Why Silicon Valley is Media Valley: And Why Japan Is Interested...
For about three years now I've been talking about how Silicon Valley is transforming into "Media Valley" because our brightest, and our fastest growing companies are, according to my metrics, media companies.
Companies such as Google, Yahoo, eBay, Facebook, Digg are all media companies. They publish pages of content with advertising around it.
These are not technology companies but rather technology-enabled media companies. And this is a key distinction.
I've been writing about this change for about three years, and how the center of the media industry is shifting from New York city to Silicon Valley.
Our media industry is thriving and expanding, their (NYC) media industry is shrinking (as one example New York Times last week announced 100 newsroom job cuts).
Initially, only a couple of people picked up on my Media Valley concept, a couple of journalism professors at NYU. But gradually, over the past couple of years, more and more people have grown to understand this perspective.
This has been especially evident within the Japanese media community. Last year, I was featured in Nikkei business magazine, Japan's largest business magazine.

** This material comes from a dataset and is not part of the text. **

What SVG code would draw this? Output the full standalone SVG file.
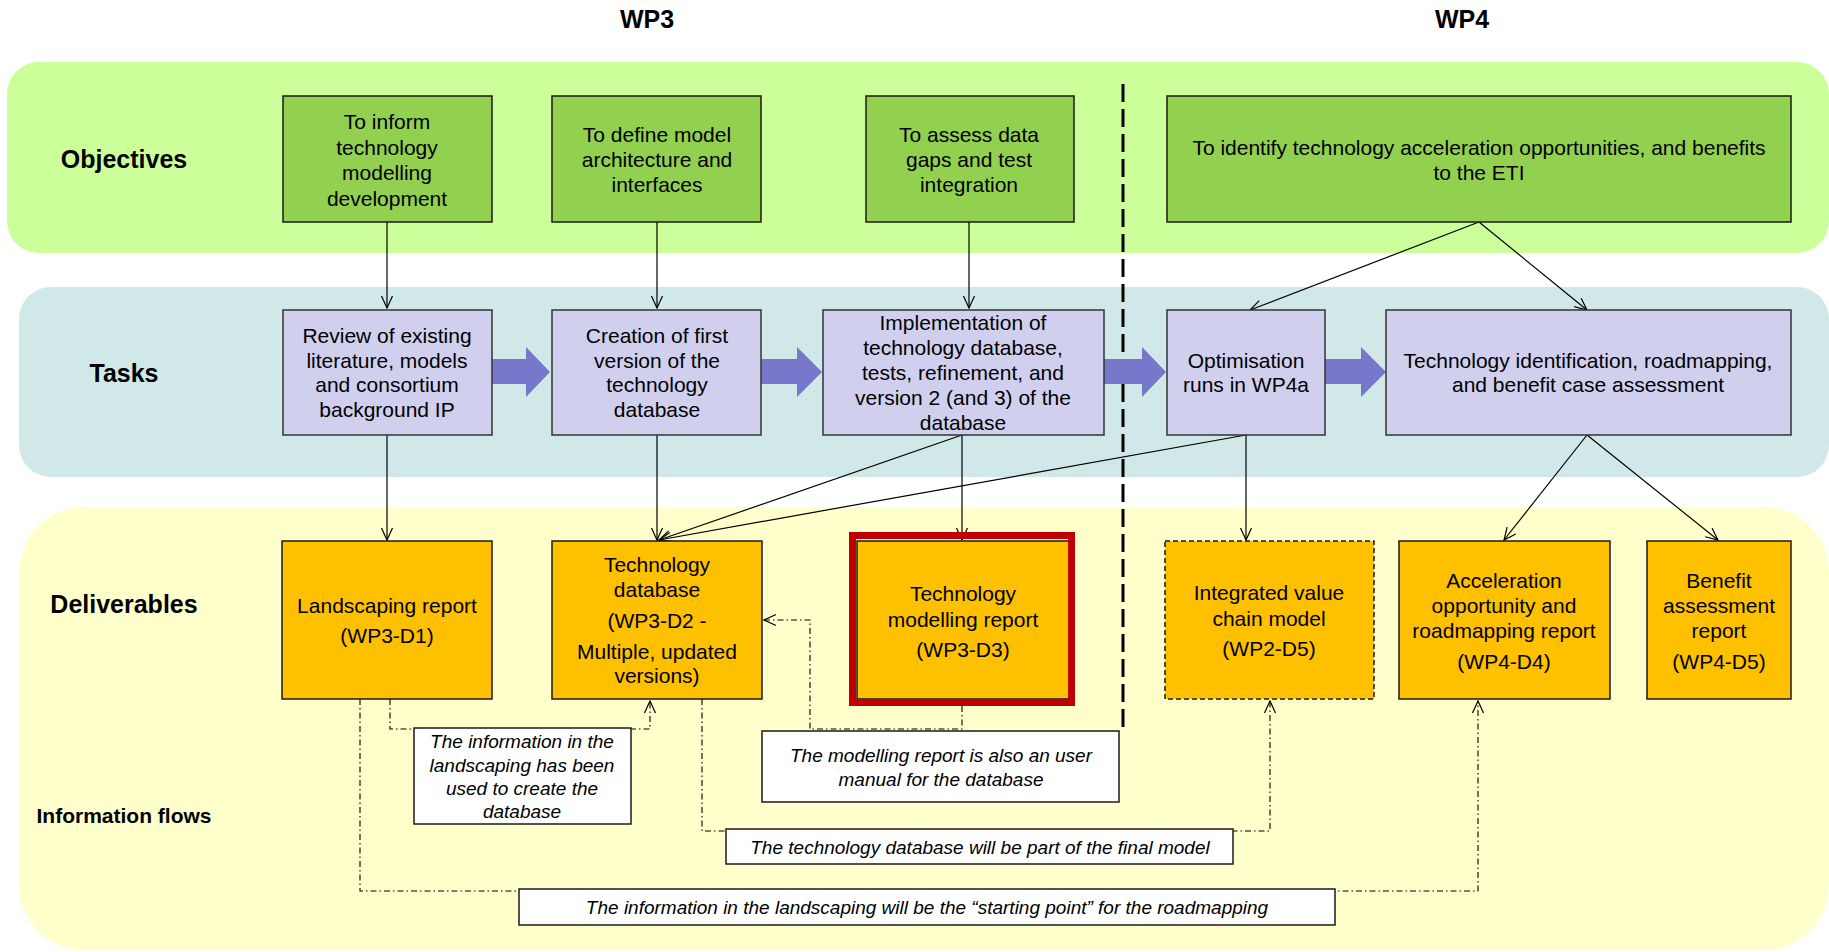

And today (Wednesday), a four-person TV crew flew in from one of Japan's largest TV channels and interviewed me for three hours on this topic.
[I took some video that I will post very shortly, of them interviewing me, about the media industry. I love talking to the media about the media industry, but it always feels a little (sometimes a lot) Alice-in-Wonderland-ish, a hall of mirrors effect.]
In my world, I see everything as a media technology, and as a media strategy. I've said this before many times: Every company is now a media company to a greater degree than ever before. Even if a company makes steel, or napkins. Every company publishes to its customers, staff, partners, neighbors, to itself. It had better master the two-way media technologies that we now have or it will not survive.
Three years ago, when I would write about this, few people understood. Now, this is becoming better understood. But only slightly, which means there is still a lot of work to be done to help organizations understand this fundamental sea change.
And we, in Silicon (Media) Valley, are best positioned to help educate others about what is going on. It is happening not because we say it is but because it just is.